_Entries with chart source code_
───

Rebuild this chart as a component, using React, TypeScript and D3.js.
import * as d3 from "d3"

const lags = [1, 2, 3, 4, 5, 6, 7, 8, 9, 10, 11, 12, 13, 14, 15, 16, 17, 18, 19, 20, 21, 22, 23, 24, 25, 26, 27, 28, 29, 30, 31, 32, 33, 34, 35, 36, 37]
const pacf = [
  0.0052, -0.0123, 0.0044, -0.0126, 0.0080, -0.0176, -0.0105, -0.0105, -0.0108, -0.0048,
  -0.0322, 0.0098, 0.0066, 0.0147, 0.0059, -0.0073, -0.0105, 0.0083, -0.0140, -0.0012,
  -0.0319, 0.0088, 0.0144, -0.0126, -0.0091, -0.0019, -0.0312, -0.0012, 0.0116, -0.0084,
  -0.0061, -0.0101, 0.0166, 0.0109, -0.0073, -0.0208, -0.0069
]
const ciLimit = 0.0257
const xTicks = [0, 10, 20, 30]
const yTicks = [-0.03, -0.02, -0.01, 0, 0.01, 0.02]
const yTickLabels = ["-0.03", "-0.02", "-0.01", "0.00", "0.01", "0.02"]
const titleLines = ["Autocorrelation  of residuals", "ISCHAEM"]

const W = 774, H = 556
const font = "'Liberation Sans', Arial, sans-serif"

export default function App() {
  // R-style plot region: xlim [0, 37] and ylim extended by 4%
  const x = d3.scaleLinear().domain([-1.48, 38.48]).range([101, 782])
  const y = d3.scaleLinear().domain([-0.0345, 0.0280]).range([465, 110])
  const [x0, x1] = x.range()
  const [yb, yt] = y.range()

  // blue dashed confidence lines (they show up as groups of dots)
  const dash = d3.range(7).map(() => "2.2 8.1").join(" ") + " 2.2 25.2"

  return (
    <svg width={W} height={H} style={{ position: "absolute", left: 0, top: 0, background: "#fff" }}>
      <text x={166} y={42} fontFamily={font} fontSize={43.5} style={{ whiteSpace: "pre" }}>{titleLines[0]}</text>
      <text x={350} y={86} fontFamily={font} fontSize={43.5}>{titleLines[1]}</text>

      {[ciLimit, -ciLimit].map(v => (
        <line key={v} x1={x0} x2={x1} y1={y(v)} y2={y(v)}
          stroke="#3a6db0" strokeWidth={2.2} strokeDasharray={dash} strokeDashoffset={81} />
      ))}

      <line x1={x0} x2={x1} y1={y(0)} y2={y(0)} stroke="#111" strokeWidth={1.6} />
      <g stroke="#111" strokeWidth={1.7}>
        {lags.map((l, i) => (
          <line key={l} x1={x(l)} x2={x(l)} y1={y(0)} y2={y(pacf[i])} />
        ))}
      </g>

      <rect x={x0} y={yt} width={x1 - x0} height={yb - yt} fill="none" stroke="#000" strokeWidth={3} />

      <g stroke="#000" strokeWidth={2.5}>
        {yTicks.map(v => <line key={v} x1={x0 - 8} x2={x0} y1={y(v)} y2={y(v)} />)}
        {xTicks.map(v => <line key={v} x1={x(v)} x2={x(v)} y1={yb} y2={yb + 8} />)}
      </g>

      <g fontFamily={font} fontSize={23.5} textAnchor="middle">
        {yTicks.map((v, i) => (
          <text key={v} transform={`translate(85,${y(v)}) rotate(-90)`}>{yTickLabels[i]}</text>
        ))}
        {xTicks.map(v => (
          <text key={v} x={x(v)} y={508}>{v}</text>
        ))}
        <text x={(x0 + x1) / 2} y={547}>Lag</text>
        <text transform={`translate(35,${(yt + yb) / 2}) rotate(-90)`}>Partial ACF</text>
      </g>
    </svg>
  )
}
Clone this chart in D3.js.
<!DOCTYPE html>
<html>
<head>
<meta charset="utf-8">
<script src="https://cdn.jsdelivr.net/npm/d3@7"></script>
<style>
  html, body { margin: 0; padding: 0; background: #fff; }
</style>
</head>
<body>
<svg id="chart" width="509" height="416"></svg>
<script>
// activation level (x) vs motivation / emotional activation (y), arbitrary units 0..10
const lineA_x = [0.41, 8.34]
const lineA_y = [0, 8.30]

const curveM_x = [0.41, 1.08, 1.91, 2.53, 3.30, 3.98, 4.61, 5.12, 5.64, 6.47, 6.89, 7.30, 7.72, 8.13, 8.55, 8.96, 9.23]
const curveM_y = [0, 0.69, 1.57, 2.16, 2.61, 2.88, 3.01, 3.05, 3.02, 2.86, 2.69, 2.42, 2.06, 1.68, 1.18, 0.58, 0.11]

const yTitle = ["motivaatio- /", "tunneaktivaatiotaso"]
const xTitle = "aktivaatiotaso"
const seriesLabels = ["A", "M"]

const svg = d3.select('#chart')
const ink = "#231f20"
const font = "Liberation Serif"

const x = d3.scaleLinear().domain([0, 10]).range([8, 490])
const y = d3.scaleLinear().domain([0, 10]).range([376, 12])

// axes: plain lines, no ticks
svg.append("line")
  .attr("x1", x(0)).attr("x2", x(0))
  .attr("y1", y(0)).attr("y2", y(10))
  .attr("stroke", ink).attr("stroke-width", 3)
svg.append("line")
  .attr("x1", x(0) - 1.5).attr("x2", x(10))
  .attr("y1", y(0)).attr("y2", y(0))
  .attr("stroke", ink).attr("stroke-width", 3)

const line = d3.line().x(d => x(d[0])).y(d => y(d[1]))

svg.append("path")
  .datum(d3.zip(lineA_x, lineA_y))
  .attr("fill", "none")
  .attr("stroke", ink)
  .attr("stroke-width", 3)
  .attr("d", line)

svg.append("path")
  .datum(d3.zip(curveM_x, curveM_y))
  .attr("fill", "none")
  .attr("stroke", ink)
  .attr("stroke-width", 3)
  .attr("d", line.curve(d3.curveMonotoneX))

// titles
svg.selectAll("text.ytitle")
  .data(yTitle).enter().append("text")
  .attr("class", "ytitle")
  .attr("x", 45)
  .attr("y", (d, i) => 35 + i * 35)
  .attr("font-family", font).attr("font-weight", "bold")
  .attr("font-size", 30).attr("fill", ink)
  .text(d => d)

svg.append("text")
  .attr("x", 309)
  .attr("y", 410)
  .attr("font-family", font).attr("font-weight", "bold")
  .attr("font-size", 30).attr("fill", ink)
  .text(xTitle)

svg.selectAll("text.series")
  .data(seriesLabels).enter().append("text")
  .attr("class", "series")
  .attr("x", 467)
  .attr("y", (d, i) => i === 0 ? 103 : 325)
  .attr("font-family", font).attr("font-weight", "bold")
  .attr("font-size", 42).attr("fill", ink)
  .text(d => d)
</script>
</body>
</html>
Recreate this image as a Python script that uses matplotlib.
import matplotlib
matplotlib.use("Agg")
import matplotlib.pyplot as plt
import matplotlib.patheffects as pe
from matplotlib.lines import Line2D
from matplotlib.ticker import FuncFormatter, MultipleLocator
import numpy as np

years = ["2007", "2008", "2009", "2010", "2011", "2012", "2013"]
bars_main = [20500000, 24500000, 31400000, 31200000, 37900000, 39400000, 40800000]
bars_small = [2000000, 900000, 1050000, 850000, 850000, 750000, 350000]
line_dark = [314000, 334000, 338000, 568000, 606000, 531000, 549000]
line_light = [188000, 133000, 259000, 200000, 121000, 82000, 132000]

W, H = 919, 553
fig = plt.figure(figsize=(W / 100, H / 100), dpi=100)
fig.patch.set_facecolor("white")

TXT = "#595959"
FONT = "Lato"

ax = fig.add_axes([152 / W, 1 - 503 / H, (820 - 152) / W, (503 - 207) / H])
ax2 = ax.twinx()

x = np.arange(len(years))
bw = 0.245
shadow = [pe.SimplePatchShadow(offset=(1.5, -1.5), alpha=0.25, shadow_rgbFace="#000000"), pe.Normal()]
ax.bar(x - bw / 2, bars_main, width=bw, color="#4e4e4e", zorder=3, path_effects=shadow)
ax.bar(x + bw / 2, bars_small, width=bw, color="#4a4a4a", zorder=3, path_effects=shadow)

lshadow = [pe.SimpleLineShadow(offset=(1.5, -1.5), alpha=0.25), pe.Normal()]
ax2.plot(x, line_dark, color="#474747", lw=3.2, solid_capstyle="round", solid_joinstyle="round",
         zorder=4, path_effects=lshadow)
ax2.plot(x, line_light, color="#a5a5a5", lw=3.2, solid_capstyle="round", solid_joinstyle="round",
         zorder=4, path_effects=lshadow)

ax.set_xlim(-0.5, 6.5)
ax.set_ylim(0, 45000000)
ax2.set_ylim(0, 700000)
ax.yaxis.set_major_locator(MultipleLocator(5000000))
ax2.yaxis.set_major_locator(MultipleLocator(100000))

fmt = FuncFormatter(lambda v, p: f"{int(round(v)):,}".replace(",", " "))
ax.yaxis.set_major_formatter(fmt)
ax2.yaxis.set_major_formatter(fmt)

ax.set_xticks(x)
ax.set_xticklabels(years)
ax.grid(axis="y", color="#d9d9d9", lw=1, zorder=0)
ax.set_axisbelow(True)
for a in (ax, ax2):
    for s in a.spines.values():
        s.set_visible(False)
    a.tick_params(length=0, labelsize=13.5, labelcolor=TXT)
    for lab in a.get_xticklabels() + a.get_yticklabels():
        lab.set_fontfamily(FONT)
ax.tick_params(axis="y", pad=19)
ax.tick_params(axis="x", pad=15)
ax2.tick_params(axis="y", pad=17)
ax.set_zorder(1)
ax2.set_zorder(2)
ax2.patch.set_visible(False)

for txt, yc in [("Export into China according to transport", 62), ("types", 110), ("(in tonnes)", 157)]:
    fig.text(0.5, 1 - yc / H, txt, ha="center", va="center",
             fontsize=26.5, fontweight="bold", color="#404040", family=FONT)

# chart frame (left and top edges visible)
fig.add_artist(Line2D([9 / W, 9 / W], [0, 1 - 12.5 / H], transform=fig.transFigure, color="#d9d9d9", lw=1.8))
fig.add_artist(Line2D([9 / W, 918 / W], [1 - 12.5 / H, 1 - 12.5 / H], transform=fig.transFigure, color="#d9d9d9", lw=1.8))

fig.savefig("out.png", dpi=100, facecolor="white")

───

_Problem description_
Begin with the line containing "Clone this chart in D3.js.", end with the line containing "const lineA_y = [0, 8.30]", and repeat every line in that stretch exactly.

_Solution for this problem_
Clone this chart in D3.js.
<!DOCTYPE html>
<html>
<head>
<meta charset="utf-8">
<script src="https://cdn.jsdelivr.net/npm/d3@7"></script>
<style>
  html, body { margin: 0; padding: 0; background: #fff; }
</style>
</head>
<body>
<svg id="chart" width="509" height="416"></svg>
<script>
// activation level (x) vs motivation / emotional activation (y), arbitrary units 0..10
const lineA_x = [0.41, 8.34]
const lineA_y = [0, 8.30]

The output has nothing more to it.